WHAT YOU SHOULD DO:
Pictures aside, write out every record exactly as it appears.
** START OF DATA SECTION **
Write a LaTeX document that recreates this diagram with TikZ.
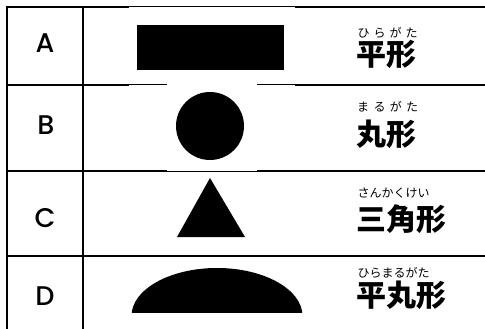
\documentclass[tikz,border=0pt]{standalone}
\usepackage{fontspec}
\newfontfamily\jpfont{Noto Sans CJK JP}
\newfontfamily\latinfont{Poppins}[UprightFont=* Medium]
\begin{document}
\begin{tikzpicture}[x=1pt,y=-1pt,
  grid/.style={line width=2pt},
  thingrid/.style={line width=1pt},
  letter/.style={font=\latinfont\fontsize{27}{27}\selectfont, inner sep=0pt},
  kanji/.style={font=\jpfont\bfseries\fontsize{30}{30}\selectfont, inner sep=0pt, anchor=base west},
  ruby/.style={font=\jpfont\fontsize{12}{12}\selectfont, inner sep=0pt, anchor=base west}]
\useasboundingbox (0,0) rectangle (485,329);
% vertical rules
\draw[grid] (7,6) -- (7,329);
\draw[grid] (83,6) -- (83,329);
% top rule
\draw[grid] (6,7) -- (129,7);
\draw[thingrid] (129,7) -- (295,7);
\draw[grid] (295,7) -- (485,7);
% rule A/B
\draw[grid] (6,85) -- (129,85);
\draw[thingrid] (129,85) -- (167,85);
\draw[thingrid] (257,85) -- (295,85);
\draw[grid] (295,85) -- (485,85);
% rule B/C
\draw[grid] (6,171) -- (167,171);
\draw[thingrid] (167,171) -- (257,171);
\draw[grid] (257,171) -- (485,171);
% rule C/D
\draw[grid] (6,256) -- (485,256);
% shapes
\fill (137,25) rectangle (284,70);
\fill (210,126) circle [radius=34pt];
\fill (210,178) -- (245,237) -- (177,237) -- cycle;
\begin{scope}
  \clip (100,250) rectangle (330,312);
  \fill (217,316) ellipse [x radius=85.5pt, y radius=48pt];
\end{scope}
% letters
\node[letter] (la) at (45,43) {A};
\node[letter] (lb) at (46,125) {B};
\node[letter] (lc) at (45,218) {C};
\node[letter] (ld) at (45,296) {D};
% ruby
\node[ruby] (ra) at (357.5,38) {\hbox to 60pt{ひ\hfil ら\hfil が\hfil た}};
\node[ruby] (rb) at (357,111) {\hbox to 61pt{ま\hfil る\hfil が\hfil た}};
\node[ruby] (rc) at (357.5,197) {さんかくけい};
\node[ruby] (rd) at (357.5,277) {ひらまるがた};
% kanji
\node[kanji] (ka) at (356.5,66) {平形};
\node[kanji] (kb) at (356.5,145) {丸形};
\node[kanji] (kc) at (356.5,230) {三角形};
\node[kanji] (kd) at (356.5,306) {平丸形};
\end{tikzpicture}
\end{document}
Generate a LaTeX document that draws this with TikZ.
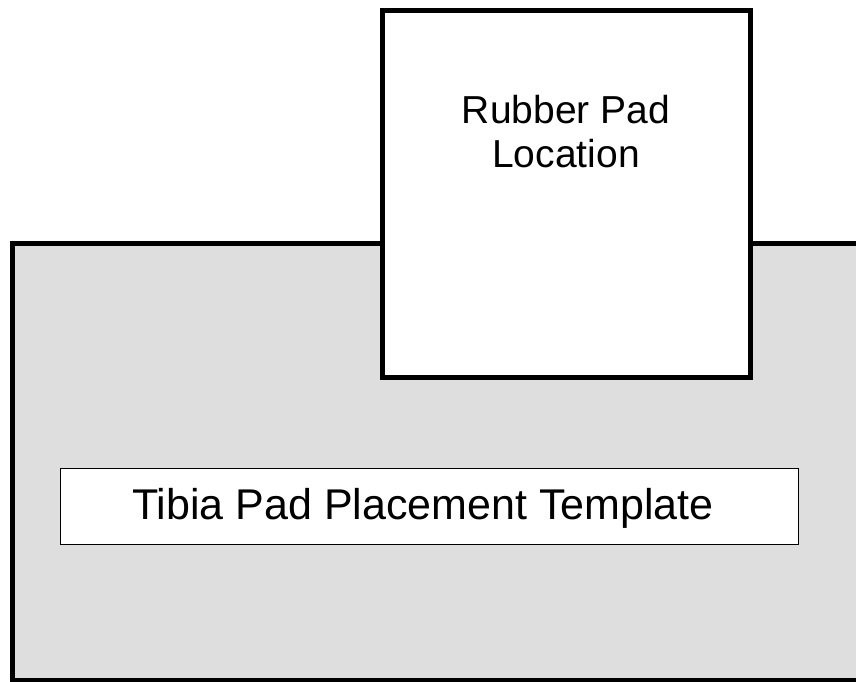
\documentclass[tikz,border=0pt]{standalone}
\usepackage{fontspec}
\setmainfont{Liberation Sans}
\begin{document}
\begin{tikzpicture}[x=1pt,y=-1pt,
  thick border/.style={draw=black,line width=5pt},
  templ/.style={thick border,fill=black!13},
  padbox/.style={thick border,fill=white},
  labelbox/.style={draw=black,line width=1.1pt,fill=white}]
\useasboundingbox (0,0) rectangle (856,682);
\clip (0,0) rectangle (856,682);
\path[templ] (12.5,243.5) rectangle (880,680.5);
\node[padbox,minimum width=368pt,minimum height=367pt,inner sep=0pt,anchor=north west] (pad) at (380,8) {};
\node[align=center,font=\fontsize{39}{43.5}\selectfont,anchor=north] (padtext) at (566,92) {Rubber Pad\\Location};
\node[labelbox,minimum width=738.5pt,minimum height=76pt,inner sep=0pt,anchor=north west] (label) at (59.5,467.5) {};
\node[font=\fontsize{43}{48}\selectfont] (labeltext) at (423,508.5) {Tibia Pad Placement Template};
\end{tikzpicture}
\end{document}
** END OF DATA SECTION **
WRITTEN ANSWER:
Write a LaTeX document that recreates this diagram with TikZ.
\documentclass[tikz,border=0pt]{standalone}
\usepackage{fontspec}
\newfontfamily\jpfont{Noto Sans CJK JP}
\newfontfamily\latinfont{Poppins}[UprightFont=* Medium]
\begin{document}
\begin{tikzpicture}[x=1pt,y=-1pt,
  grid/.style={line width=2pt},
  thingrid/.style={line width=1pt},
  letter/.style={font=\latinfont\fontsize{27}{27}\selectfont, inner sep=0pt},
  kanji/.style={font=\jpfont\bfseries\fontsize{30}{30}\selectfont, inner sep=0pt, anchor=base west},
  ruby/.style={font=\jpfont\fontsize{12}{12}\selectfont, inner sep=0pt, anchor=base west}]
\useasboundingbox (0,0) rectangle (485,329);
% vertical rules
\draw[grid] (7,6) -- (7,329);
\draw[grid] (83,6) -- (83,329);
% top rule
\draw[grid] (6,7) -- (129,7);
\draw[thingrid] (129,7) -- (295,7);
\draw[grid] (295,7) -- (485,7);
% rule A/B
\draw[grid] (6,85) -- (129,85);
\draw[thingrid] (129,85) -- (167,85);
\draw[thingrid] (257,85) -- (295,85);
\draw[grid] (295,85) -- (485,85);
% rule B/C
\draw[grid] (6,171) -- (167,171);
\draw[thingrid] (167,171) -- (257,171);
\draw[grid] (257,171) -- (485,171);
% rule C/D
\draw[grid] (6,256) -- (485,256);
% shapes
\fill (137,25) rectangle (284,70);
\fill (210,126) circle [radius=34pt];
\fill (210,178) -- (245,237) -- (177,237) -- cycle;
\begin{scope}
  \clip (100,250) rectangle (330,312);
  \fill (217,316) ellipse [x radius=85.5pt, y radius=48pt];
\end{scope}
% letters
\node[letter] (la) at (45,43) {A};
\node[letter] (lb) at (46,125) {B};
\node[letter] (lc) at (45,218) {C};
\node[letter] (ld) at (45,296) {D};
% ruby
\node[ruby] (ra) at (357.5,38) {\hbox to 60pt{ひ\hfil ら\hfil が\hfil た}};
\node[ruby] (rb) at (357,111) {\hbox to 61pt{ま\hfil る\hfil が\hfil た}};
\node[ruby] (rc) at (357.5,197) {さんかくけい};
\node[ruby] (rd) at (357.5,277) {ひらまるがた};
% kanji
\node[kanji] (ka) at (356.5,66) {平形};
\node[kanji] (kb) at (356.5,145) {丸形};
\node[kanji] (kc) at (356.5,230) {三角形};
\node[kanji] (kd) at (356.5,306) {平丸形};
\end{tikzpicture}
\end{document}
Generate a LaTeX document that draws this with TikZ.
\documentclass[tikz,border=0pt]{standalone}
\usepackage{fontspec}
\setmainfont{Liberation Sans}
\begin{document}
\begin{tikzpicture}[x=1pt,y=-1pt,
  thick border/.style={draw=black,line width=5pt},
  templ/.style={thick border,fill=black!13},
  padbox/.style={thick border,fill=white},
  labelbox/.style={draw=black,line width=1.1pt,fill=white}]
\useasboundingbox (0,0) rectangle (856,682);
\clip (0,0) rectangle (856,682);
\path[templ] (12.5,243.5) rectangle (880,680.5);
\node[padbox,minimum width=368pt,minimum height=367pt,inner sep=0pt,anchor=north west] (pad) at (380,8) {};
\node[align=center,font=\fontsize{39}{43.5}\selectfont,anchor=north] (padtext) at (566,92) {Rubber Pad\\Location};
\node[labelbox,minimum width=738.5pt,minimum height=76pt,inner sep=0pt,anchor=north west] (label) at (59.5,467.5) {};
\node[font=\fontsize{43}{48}\selectfont] (labeltext) at (423,508.5) {Tibia Pad Placement Template};
\end{tikzpicture}
\end{document}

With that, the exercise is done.